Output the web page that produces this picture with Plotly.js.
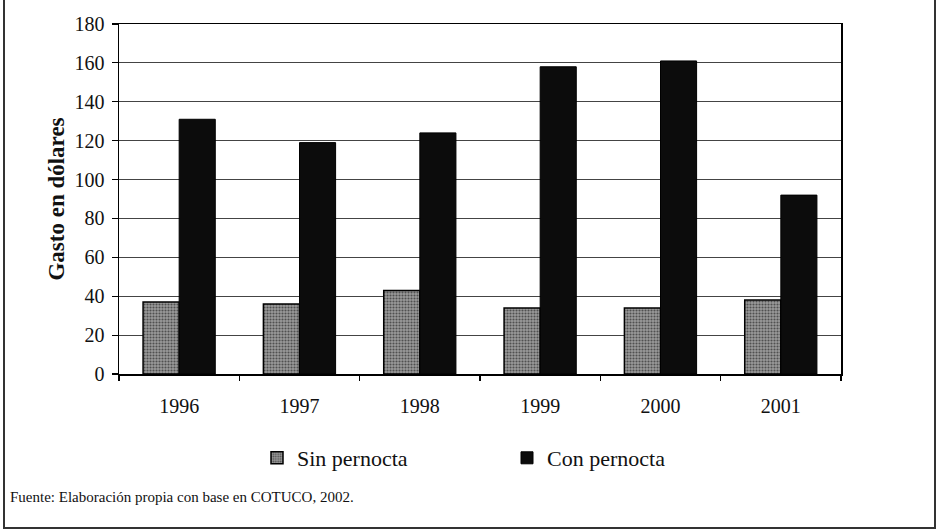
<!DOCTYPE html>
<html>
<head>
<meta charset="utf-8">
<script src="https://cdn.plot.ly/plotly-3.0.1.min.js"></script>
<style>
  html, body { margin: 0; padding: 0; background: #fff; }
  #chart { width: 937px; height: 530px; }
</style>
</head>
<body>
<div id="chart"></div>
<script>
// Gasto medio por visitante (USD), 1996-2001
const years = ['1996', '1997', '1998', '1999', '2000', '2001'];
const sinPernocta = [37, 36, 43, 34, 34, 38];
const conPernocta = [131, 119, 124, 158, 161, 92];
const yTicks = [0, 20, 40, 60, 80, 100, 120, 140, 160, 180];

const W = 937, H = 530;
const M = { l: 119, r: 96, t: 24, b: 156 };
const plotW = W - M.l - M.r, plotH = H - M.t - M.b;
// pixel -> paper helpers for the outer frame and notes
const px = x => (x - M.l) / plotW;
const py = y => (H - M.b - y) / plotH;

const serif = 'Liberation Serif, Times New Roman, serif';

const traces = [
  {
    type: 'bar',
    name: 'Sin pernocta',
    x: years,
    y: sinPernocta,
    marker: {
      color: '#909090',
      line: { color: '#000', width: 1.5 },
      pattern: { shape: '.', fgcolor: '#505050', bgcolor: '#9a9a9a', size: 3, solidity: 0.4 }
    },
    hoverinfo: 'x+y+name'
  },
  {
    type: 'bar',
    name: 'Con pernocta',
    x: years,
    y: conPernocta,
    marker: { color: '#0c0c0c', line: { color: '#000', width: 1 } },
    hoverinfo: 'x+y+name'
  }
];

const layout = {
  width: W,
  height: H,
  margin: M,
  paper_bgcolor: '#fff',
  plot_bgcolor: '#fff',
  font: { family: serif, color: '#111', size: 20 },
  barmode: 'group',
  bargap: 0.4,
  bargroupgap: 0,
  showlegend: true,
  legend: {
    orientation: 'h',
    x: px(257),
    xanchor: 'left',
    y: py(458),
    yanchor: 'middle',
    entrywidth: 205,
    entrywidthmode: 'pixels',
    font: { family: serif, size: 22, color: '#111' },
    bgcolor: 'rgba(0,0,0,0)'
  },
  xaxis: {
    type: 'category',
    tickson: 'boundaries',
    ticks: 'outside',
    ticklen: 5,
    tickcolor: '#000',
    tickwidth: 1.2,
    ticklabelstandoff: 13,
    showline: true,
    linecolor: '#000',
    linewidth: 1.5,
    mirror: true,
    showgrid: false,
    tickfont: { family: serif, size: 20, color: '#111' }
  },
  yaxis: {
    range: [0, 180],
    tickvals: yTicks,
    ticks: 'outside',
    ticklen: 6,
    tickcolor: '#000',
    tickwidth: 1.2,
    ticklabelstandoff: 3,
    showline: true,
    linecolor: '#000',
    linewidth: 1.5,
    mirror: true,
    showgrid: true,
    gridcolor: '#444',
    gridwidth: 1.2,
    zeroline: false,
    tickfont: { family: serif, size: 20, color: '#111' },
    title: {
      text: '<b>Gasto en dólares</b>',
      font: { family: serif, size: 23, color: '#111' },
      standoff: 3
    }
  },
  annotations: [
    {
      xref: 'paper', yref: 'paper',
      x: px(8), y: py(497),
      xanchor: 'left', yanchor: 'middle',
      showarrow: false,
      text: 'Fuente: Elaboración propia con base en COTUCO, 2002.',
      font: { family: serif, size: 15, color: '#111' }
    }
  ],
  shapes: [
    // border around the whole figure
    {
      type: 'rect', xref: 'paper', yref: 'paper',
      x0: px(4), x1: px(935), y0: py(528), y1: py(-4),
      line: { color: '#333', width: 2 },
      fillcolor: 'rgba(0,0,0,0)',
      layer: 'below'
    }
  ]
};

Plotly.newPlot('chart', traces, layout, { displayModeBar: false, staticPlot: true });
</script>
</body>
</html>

###

Task goal - Restate the data above exactly, stripping out each image.

Solution for this exercise -
Output the web page that produces this picture with Plotly.js.
<!DOCTYPE html>
<html>
<head>
<meta charset="utf-8">
<script src="https://cdn.plot.ly/plotly-3.0.1.min.js"></script>
<style>
  html, body { margin: 0; padding: 0; background: #fff; }
  #chart { width: 937px; height: 530px; }
</style>
</head>
<body>
<div id="chart"></div>
<script>
// Gasto medio por visitante (USD), 1996-2001
const years = ['1996', '1997', '1998', '1999', '2000', '2001'];
const sinPernocta = [37, 36, 43, 34, 34, 38];
const conPernocta = [131, 119, 124, 158, 161, 92];
const yTicks = [0, 20, 40, 60, 80, 100, 120, 140, 160, 180];

const W = 937, H = 530;
const M = { l: 119, r: 96, t: 24, b: 156 };
const plotW = W - M.l - M.r, plotH = H - M.t - M.b;
// pixel -> paper helpers for the outer frame and notes
const px = x => (x - M.l) / plotW;
const py = y => (H - M.b - y) / plotH;

const serif = 'Liberation Serif, Times New Roman, serif';

const traces = [
  {
    type: 'bar',
    name: 'Sin pernocta',
    x: years,
    y: sinPernocta,
    marker: {
      color: '#909090',
      line: { color: '#000', width: 1.5 },
      pattern: { shape: '.', fgcolor: '#505050', bgcolor: '#9a9a9a', size: 3, solidity: 0.4 }
    },
    hoverinfo: 'x+y+name'
  },
  {
    type: 'bar',
    name: 'Con pernocta',
    x: years,
    y: conPernocta,
    marker: { color: '#0c0c0c', line: { color: '#000', width: 1 } },
    hoverinfo: 'x+y+name'
  }
];

const layout = {
  width: W,
  height: H,
  margin: M,
  paper_bgcolor: '#fff',
  plot_bgcolor: '#fff',
  font: { family: serif, color: '#111', size: 20 },
  barmode: 'group',
  bargap: 0.4,
  bargroupgap: 0,
  showlegend: true,
  legend: {
    orientation: 'h',
    x: px(257),
    xanchor: 'left',
    y: py(458),
    yanchor: 'middle',
    entrywidth: 205,
    entrywidthmode: 'pixels',
    font: { family: serif, size: 22, color: '#111' },
    bgcolor: 'rgba(0,0,0,0)'
  },
  xaxis: {
    type: 'category',
    tickson: 'boundaries',
    ticks: 'outside',
    ticklen: 5,
    tickcolor: '#000',
    tickwidth: 1.2,
    ticklabelstandoff: 13,
    showline: true,
    linecolor: '#000',
    linewidth: 1.5,
    mirror: true,
    showgrid: false,
    tickfont: { family: serif, size: 20, color: '#111' }
  },
  yaxis: {
    range: [0, 180],
    tickvals: yTicks,
    ticks: 'outside',
    ticklen: 6,
    tickcolor: '#000',
    tickwidth: 1.2,
    ticklabelstandoff: 3,
    showline: true,
    linecolor: '#000',
    linewidth: 1.5,
    mirror: true,
    showgrid: true,
    gridcolor: '#444',
    gridwidth: 1.2,
    zeroline: false,
    tickfont: { family: serif, size: 20, color: '#111' },
    title: {
      text: '<b>Gasto en dólares</b>',
      font: { family: serif, size: 23, color: '#111' },
      standoff: 3
    }
  },
  annotations: [
    {
      xref: 'paper', yref: 'paper',
      x: px(8), y: py(497),
      xanchor: 'left', yanchor: 'middle',
      showarrow: false,
      text: 'Fuente: Elaboración propia con base en COTUCO, 2002.',
      font: { family: serif, size: 15, color: '#111' }
    }
  ],
  shapes: [
    // border around the whole figure
    {
      type: 'rect', xref: 'paper', yref: 'paper',
      x0: px(4), x1: px(935), y0: py(528), y1: py(-4),
      line: { color: '#333', width: 2 },
      fillcolor: 'rgba(0,0,0,0)',
      layer: 'below'
    }
  ]
};

Plotly.newPlot('chart', traces, layout, { displayModeBar: false, staticPlot: true });
</script>
</body>
</html>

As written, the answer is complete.